Júlio Neves acha essas discussões pouco produtivas. Sua questão é: como levar multidões ao Masp e evitar que o museu dê prejuízo?
Não tem medo de perder um eventual Van Gogh, pobretão e sem patrocinador: "Se existisse um Van Gogh por aí outros museus estariam mais a fim expor. O Masp não é para isso".
No meio dos museus, Neves conseguiu um apoio: o de Michel Etlin, presidente da recém-criada Associação dos Museus do Estado de São Paulo. Para Etlin, a política agressiva do Masp junto a patrocinadores é uma questão de sobrevivência econômica.

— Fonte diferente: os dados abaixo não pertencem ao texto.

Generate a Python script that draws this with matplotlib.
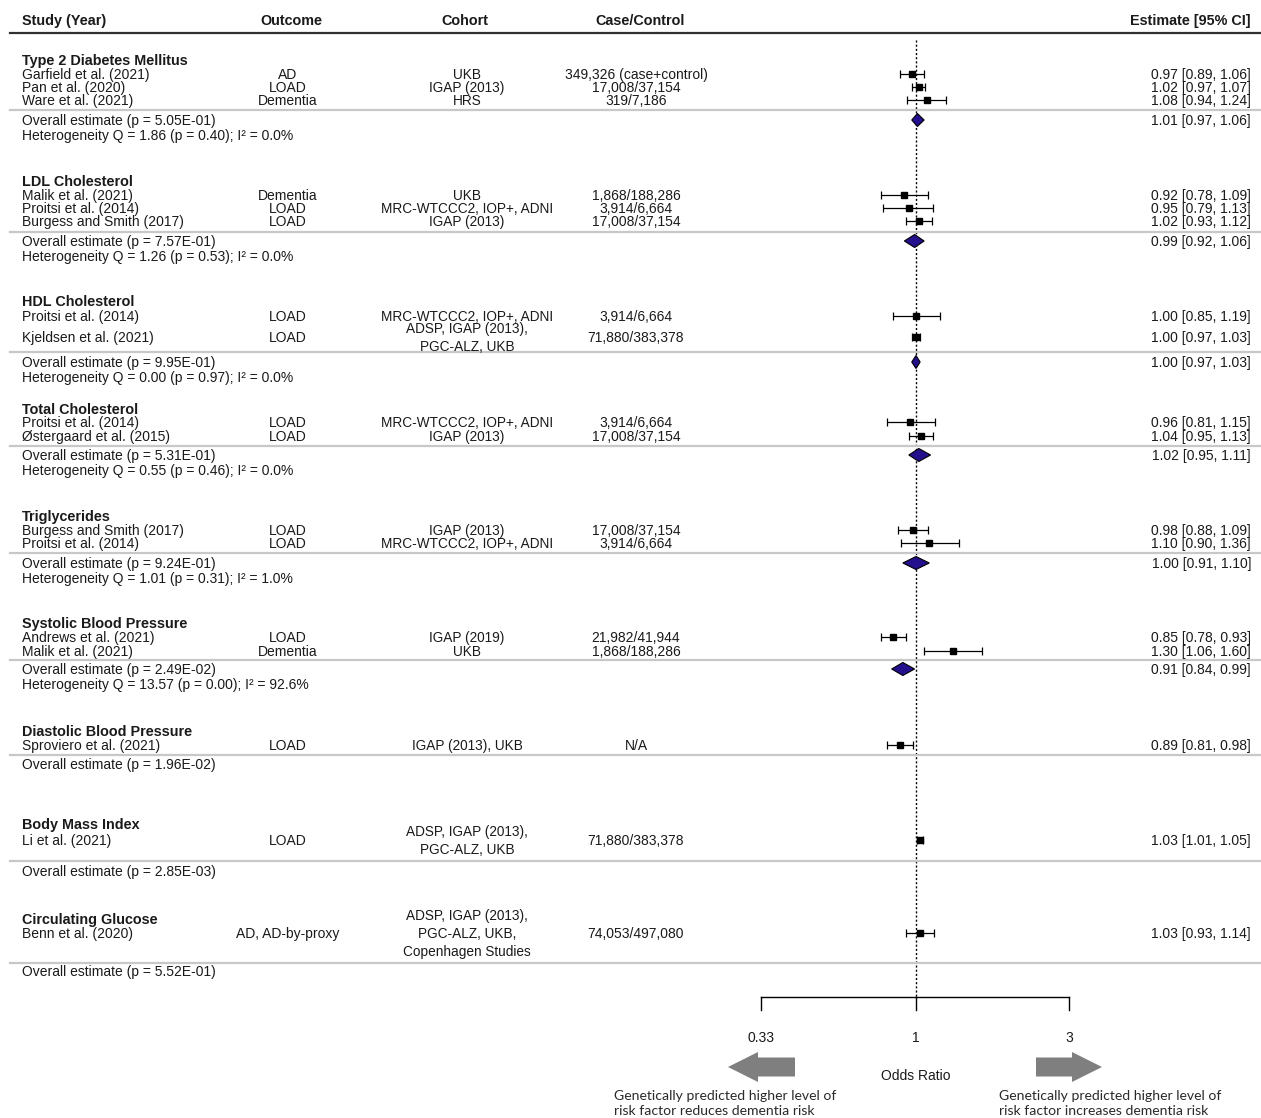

Nos Estados Unidos, os museus são em boa parte sustentados por sócios. Um Kennedy doa US$ 100 mil por ano ao MoMA (Museu de Arte Moderna) e, em compensação, ganha o direito de visitar uma exposição de Matisse antes de ser aberta ao público.
Isso nunca deu certo no Brasil, segundo Etlin. Como os museus daqui não têm sócios que dêem o suficiente para sustentá-los, dependem exclusivamente de patrocinadores e da bilheteria.
"Eu adoraria que os críticos da agressividade conseguissem levar para o Masp o mesmo dinheiro que a agressividade leva", diz.